*What to do*
Will you give the material below again, every line exactly as it is?
━━━ Supplied information ━━━
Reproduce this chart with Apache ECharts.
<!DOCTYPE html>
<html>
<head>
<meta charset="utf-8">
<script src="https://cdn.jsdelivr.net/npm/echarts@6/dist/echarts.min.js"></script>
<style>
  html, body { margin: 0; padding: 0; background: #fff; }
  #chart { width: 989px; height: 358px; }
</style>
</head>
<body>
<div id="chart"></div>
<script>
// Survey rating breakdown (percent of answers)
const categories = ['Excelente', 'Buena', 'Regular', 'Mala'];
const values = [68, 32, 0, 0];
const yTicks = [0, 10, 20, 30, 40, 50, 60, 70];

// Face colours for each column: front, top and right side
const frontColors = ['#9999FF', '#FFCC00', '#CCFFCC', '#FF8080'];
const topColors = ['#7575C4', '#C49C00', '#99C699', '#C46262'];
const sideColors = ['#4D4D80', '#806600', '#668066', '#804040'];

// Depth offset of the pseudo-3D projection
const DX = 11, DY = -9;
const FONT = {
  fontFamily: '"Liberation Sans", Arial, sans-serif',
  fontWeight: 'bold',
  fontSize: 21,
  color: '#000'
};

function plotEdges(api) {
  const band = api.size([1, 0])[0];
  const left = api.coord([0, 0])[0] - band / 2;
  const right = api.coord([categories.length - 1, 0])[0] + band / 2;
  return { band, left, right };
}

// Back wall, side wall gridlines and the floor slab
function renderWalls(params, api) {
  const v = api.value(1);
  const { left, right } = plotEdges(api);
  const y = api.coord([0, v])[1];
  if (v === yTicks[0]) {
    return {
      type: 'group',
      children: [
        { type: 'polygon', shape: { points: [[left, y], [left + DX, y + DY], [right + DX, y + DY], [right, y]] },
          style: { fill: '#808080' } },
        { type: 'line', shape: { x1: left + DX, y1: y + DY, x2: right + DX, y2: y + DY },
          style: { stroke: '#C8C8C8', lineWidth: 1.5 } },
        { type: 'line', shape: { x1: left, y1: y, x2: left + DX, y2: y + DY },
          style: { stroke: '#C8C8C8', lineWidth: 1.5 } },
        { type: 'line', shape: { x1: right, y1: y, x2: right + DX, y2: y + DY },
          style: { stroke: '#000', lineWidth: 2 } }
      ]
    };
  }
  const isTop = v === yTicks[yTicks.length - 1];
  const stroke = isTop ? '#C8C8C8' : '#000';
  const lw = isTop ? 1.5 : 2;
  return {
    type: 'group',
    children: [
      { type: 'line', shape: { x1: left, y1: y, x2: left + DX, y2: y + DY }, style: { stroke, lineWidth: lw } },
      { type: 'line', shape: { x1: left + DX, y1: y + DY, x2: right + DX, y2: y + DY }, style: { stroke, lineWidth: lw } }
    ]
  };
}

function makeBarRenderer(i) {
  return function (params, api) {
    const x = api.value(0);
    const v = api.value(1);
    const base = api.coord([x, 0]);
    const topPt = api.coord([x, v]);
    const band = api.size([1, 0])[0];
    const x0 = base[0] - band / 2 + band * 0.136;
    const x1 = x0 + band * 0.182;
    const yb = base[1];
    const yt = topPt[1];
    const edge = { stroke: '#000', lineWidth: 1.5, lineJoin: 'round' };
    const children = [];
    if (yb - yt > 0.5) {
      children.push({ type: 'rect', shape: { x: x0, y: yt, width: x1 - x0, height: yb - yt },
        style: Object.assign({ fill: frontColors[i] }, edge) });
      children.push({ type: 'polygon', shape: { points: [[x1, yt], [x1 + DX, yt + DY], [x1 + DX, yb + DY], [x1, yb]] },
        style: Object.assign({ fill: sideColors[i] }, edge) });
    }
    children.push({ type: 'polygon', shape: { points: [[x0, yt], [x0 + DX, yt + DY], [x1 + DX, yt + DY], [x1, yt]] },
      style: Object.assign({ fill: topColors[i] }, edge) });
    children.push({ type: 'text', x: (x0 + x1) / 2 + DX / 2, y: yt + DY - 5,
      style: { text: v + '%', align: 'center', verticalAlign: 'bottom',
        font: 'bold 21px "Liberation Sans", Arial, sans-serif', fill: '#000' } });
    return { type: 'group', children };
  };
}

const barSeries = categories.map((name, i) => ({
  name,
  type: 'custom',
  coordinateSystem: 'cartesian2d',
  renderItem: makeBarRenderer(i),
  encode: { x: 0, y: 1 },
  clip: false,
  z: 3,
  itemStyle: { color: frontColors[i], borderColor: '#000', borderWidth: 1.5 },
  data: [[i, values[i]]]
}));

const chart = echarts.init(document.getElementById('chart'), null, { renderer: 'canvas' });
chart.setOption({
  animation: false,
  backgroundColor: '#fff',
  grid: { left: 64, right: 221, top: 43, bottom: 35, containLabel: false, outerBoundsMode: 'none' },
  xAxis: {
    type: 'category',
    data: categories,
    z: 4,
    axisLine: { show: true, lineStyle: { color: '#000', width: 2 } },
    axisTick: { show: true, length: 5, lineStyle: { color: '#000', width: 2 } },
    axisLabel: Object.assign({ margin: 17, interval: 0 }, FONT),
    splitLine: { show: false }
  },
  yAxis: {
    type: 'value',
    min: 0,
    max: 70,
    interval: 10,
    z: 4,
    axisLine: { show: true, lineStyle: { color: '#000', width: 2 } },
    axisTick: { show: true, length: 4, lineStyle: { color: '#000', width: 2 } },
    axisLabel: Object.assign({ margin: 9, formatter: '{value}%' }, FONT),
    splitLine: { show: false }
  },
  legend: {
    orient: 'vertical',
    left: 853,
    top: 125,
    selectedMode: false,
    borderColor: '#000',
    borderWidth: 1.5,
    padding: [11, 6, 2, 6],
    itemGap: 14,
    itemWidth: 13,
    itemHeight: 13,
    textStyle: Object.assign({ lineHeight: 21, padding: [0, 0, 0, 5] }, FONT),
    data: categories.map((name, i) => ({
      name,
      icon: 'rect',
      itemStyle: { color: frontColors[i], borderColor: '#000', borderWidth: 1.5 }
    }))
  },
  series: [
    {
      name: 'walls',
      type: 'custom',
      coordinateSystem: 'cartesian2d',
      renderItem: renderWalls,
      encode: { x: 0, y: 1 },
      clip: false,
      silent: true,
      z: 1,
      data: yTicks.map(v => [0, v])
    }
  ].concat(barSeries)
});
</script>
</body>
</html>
━━━
*The result*
Reproduce this chart with Apache ECharts.
<!DOCTYPE html>
<html>
<head>
<meta charset="utf-8">
<script src="https://cdn.jsdelivr.net/npm/echarts@6/dist/echarts.min.js"></script>
<style>
  html, body { margin: 0; padding: 0; background: #fff; }
  #chart { width: 989px; height: 358px; }
</style>
</head>
<body>
<div id="chart"></div>
<script>
// Survey rating breakdown (percent of answers)
const categories = ['Excelente', 'Buena', 'Regular', 'Mala'];
const values = [68, 32, 0, 0];
const yTicks = [0, 10, 20, 30, 40, 50, 60, 70];

// Face colours for each column: front, top and right side
const frontColors = ['#9999FF', '#FFCC00', '#CCFFCC', '#FF8080'];
const topColors = ['#7575C4', '#C49C00', '#99C699', '#C46262'];
const sideColors = ['#4D4D80', '#806600', '#668066', '#804040'];

// Depth offset of the pseudo-3D projection
const DX = 11, DY = -9;
const FONT = {
  fontFamily: '"Liberation Sans", Arial, sans-serif',
  fontWeight: 'bold',
  fontSize: 21,
  color: '#000'
};

function plotEdges(api) {
  const band = api.size([1, 0])[0];
  const left = api.coord([0, 0])[0] - band / 2;
  const right = api.coord([categories.length - 1, 0])[0] + band / 2;
  return { band, left, right };
}

// Back wall, side wall gridlines and the floor slab
function renderWalls(params, api) {
  const v = api.value(1);
  const { left, right } = plotEdges(api);
  const y = api.coord([0, v])[1];
  if (v === yTicks[0]) {
    return {
      type: 'group',
      children: [
        { type: 'polygon', shape: { points: [[left, y], [left + DX, y + DY], [right + DX, y + DY], [right, y]] },
          style: { fill: '#808080' } },
        { type: 'line', shape: { x1: left + DX, y1: y + DY, x2: right + DX, y2: y + DY },
          style: { stroke: '#C8C8C8', lineWidth: 1.5 } },
        { type: 'line', shape: { x1: left, y1: y, x2: left + DX, y2: y + DY },
          style: { stroke: '#C8C8C8', lineWidth: 1.5 } },
        { type: 'line', shape: { x1: right, y1: y, x2: right + DX, y2: y + DY },
          style: { stroke: '#000', lineWidth: 2 } }
      ]
    };
  }
  const isTop = v === yTicks[yTicks.length - 1];
  const stroke = isTop ? '#C8C8C8' : '#000';
  const lw = isTop ? 1.5 : 2;
  return {
    type: 'group',
    children: [
      { type: 'line', shape: { x1: left, y1: y, x2: left + DX, y2: y + DY }, style: { stroke, lineWidth: lw } },
      { type: 'line', shape: { x1: left + DX, y1: y + DY, x2: right + DX, y2: y + DY }, style: { stroke, lineWidth: lw } }
    ]
  };
}

function makeBarRenderer(i) {
  return function (params, api) {
    const x = api.value(0);
    const v = api.value(1);
    const base = api.coord([x, 0]);
    const topPt = api.coord([x, v]);
    const band = api.size([1, 0])[0];
    const x0 = base[0] - band / 2 + band * 0.136;
    const x1 = x0 + band * 0.182;
    const yb = base[1];
    const yt = topPt[1];
    const edge = { stroke: '#000', lineWidth: 1.5, lineJoin: 'round' };
    const children = [];
    if (yb - yt > 0.5) {
      children.push({ type: 'rect', shape: { x: x0, y: yt, width: x1 - x0, height: yb - yt },
        style: Object.assign({ fill: frontColors[i] }, edge) });
      children.push({ type: 'polygon', shape: { points: [[x1, yt], [x1 + DX, yt + DY], [x1 + DX, yb + DY], [x1, yb]] },
        style: Object.assign({ fill: sideColors[i] }, edge) });
    }
    children.push({ type: 'polygon', shape: { points: [[x0, yt], [x0 + DX, yt + DY], [x1 + DX, yt + DY], [x1, yt]] },
      style: Object.assign({ fill: topColors[i] }, edge) });
    children.push({ type: 'text', x: (x0 + x1) / 2 + DX / 2, y: yt + DY - 5,
      style: { text: v + '%', align: 'center', verticalAlign: 'bottom',
        font: 'bold 21px "Liberation Sans", Arial, sans-serif', fill: '#000' } });
    return { type: 'group', children };
  };
}

const barSeries = categories.map((name, i) => ({
  name,
  type: 'custom',
  coordinateSystem: 'cartesian2d',
  renderItem: makeBarRenderer(i),
  encode: { x: 0, y: 1 },
  clip: false,
  z: 3,
  itemStyle: { color: frontColors[i], borderColor: '#000', borderWidth: 1.5 },
  data: [[i, values[i]]]
}));

const chart = echarts.init(document.getElementById('chart'), null, { renderer: 'canvas' });
chart.setOption({
  animation: false,
  backgroundColor: '#fff',
  grid: { left: 64, right: 221, top: 43, bottom: 35, containLabel: false, outerBoundsMode: 'none' },
  xAxis: {
    type: 'category',
    data: categories,
    z: 4,
    axisLine: { show: true, lineStyle: { color: '#000', width: 2 } },
    axisTick: { show: true, length: 5, lineStyle: { color: '#000', width: 2 } },
    axisLabel: Object.assign({ margin: 17, interval: 0 }, FONT),
    splitLine: { show: false }
  },
  yAxis: {
    type: 'value',
    min: 0,
    max: 70,
    interval: 10,
    z: 4,
    axisLine: { show: true, lineStyle: { color: '#000', width: 2 } },
    axisTick: { show: true, length: 4, lineStyle: { color: '#000', width: 2 } },
    axisLabel: Object.assign({ margin: 9, formatter: '{value}%' }, FONT),
    splitLine: { show: false }
  },
  legend: {
    orient: 'vertical',
    left: 853,
    top: 125,
    selectedMode: false,
    borderColor: '#000',
    borderWidth: 1.5,
    padding: [11, 6, 2, 6],
    itemGap: 14,
    itemWidth: 13,
    itemHeight: 13,
    textStyle: Object.assign({ lineHeight: 21, padding: [0, 0, 0, 5] }, FONT),
    data: categories.map((name, i) => ({
      name,
      icon: 'rect',
      itemStyle: { color: frontColors[i], borderColor: '#000', borderWidth: 1.5 }
    }))
  },
  series: [
    {
      name: 'walls',
      type: 'custom',
      coordinateSystem: 'cartesian2d',
      renderItem: renderWalls,
      encode: { x: 0, y: 1 },
      clip: false,
      silent: true,
      z: 1,
      data: yTicks.map(v => [0, v])
    }
  ].concat(barSeries)
});
</script>
</body>
</html>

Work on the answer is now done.